▶ **WHAT NEEDS TO BE DONE**:
Can you print the data exactly and leave out each image?

────────────────

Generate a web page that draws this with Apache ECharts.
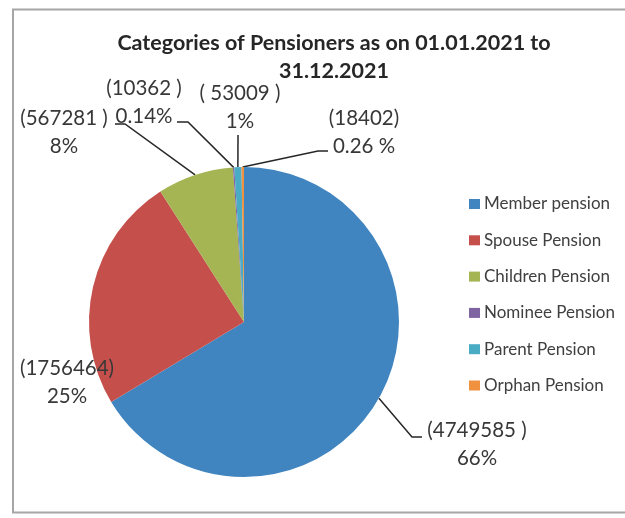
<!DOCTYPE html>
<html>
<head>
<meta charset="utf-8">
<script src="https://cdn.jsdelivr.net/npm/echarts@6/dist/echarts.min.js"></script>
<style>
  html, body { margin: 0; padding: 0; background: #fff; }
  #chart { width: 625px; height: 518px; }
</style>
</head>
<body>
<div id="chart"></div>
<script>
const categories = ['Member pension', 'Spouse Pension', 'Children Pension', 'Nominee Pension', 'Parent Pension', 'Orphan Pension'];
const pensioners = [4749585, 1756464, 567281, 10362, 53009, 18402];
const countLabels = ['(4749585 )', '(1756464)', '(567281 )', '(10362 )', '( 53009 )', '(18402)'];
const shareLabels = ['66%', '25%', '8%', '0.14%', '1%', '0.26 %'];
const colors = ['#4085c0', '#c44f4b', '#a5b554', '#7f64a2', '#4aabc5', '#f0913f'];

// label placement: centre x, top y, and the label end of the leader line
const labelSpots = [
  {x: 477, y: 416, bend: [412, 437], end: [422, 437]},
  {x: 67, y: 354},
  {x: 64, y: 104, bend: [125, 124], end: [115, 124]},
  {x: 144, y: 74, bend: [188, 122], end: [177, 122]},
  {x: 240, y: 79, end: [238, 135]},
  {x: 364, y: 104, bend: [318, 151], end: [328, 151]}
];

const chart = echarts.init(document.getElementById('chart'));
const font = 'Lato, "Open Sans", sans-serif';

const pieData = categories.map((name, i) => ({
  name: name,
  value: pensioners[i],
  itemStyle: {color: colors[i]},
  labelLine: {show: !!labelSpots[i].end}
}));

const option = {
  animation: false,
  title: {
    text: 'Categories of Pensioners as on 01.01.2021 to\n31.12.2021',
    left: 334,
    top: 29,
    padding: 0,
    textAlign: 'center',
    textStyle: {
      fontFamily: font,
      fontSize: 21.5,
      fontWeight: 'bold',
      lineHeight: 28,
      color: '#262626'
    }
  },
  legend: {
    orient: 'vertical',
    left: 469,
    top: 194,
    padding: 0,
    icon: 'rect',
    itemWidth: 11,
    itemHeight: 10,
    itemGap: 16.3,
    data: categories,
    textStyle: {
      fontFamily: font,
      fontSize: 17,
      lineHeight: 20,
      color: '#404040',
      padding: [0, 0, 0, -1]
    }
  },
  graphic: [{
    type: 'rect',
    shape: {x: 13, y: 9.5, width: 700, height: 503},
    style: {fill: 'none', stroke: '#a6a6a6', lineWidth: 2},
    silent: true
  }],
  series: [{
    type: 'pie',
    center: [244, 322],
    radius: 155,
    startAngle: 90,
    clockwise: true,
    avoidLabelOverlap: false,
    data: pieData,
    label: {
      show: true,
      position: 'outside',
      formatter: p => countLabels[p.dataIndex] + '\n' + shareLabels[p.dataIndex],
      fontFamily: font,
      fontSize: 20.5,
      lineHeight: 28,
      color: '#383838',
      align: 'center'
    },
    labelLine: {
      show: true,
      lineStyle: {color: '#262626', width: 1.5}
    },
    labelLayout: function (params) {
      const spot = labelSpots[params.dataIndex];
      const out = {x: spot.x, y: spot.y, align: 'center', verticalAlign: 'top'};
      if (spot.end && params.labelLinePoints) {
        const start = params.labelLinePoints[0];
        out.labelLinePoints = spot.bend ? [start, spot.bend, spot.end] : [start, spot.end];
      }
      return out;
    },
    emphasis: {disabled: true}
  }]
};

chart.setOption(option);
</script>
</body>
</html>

────────────────

▶ **SOLVED PROBLEM**:
Generate a web page that draws this with Apache ECharts.
<!DOCTYPE html>
<html>
<head>
<meta charset="utf-8">
<script src="https://cdn.jsdelivr.net/npm/echarts@6/dist/echarts.min.js"></script>
<style>
  html, body { margin: 0; padding: 0; background: #fff; }
  #chart { width: 625px; height: 518px; }
</style>
</head>
<body>
<div id="chart"></div>
<script>
const categories = ['Member pension', 'Spouse Pension', 'Children Pension', 'Nominee Pension', 'Parent Pension', 'Orphan Pension'];
const pensioners = [4749585, 1756464, 567281, 10362, 53009, 18402];
const countLabels = ['(4749585 )', '(1756464)', '(567281 )', '(10362 )', '( 53009 )', '(18402)'];
const shareLabels = ['66%', '25%', '8%', '0.14%', '1%', '0.26 %'];
const colors = ['#4085c0', '#c44f4b', '#a5b554', '#7f64a2', '#4aabc5', '#f0913f'];

// label placement: centre x, top y, and the label end of the leader line
const labelSpots = [
  {x: 477, y: 416, bend: [412, 437], end: [422, 437]},
  {x: 67, y: 354},
  {x: 64, y: 104, bend: [125, 124], end: [115, 124]},
  {x: 144, y: 74, bend: [188, 122], end: [177, 122]},
  {x: 240, y: 79, end: [238, 135]},
  {x: 364, y: 104, bend: [318, 151], end: [328, 151]}
];

const chart = echarts.init(document.getElementById('chart'));
const font = 'Lato, "Open Sans", sans-serif';

const pieData = categories.map((name, i) => ({
  name: name,
  value: pensioners[i],
  itemStyle: {color: colors[i]},
  labelLine: {show: !!labelSpots[i].end}
}));

const option = {
  animation: false,
  title: {
    text: 'Categories of Pensioners as on 01.01.2021 to\n31.12.2021',
    left: 334,
    top: 29,
    padding: 0,
    textAlign: 'center',
    textStyle: {
      fontFamily: font,
      fontSize: 21.5,
      fontWeight: 'bold',
      lineHeight: 28,
      color: '#262626'
    }
  },
  legend: {
    orient: 'vertical',
    left: 469,
    top: 194,
    padding: 0,
    icon: 'rect',
    itemWidth: 11,
    itemHeight: 10,
    itemGap: 16.3,
    data: categories,
    textStyle: {
      fontFamily: font,
      fontSize: 17,
      lineHeight: 20,
      color: '#404040',
      padding: [0, 0, 0, -1]
    }
  },
  graphic: [{
    type: 'rect',
    shape: {x: 13, y: 9.5, width: 700, height: 503},
    style: {fill: 'none', stroke: '#a6a6a6', lineWidth: 2},
    silent: true
  }],
  series: [{
    type: 'pie',
    center: [244, 322],
    radius: 155,
    startAngle: 90,
    clockwise: true,
    avoidLabelOverlap: false,
    data: pieData,
    label: {
      show: true,
      position: 'outside',
      formatter: p => countLabels[p.dataIndex] + '\n' + shareLabels[p.dataIndex],
      fontFamily: font,
      fontSize: 20.5,
      lineHeight: 28,
      color: '#383838',
      align: 'center'
    },
    labelLine: {
      show: true,
      lineStyle: {color: '#262626', width: 1.5}
    },
    labelLayout: function (params) {
      const spot = labelSpots[params.dataIndex];
      const out = {x: spot.x, y: spot.y, align: 'center', verticalAlign: 'top'};
      if (spot.end && params.labelLinePoints) {
        const start = params.labelLinePoints[0];
        out.labelLinePoints = spot.bend ? [start, spot.bend, spot.end] : [start, spot.end];
      }
      return out;
    },
    emphasis: {disabled: true}
  }]
};

chart.setOption(option);
</script>
</body>
</html>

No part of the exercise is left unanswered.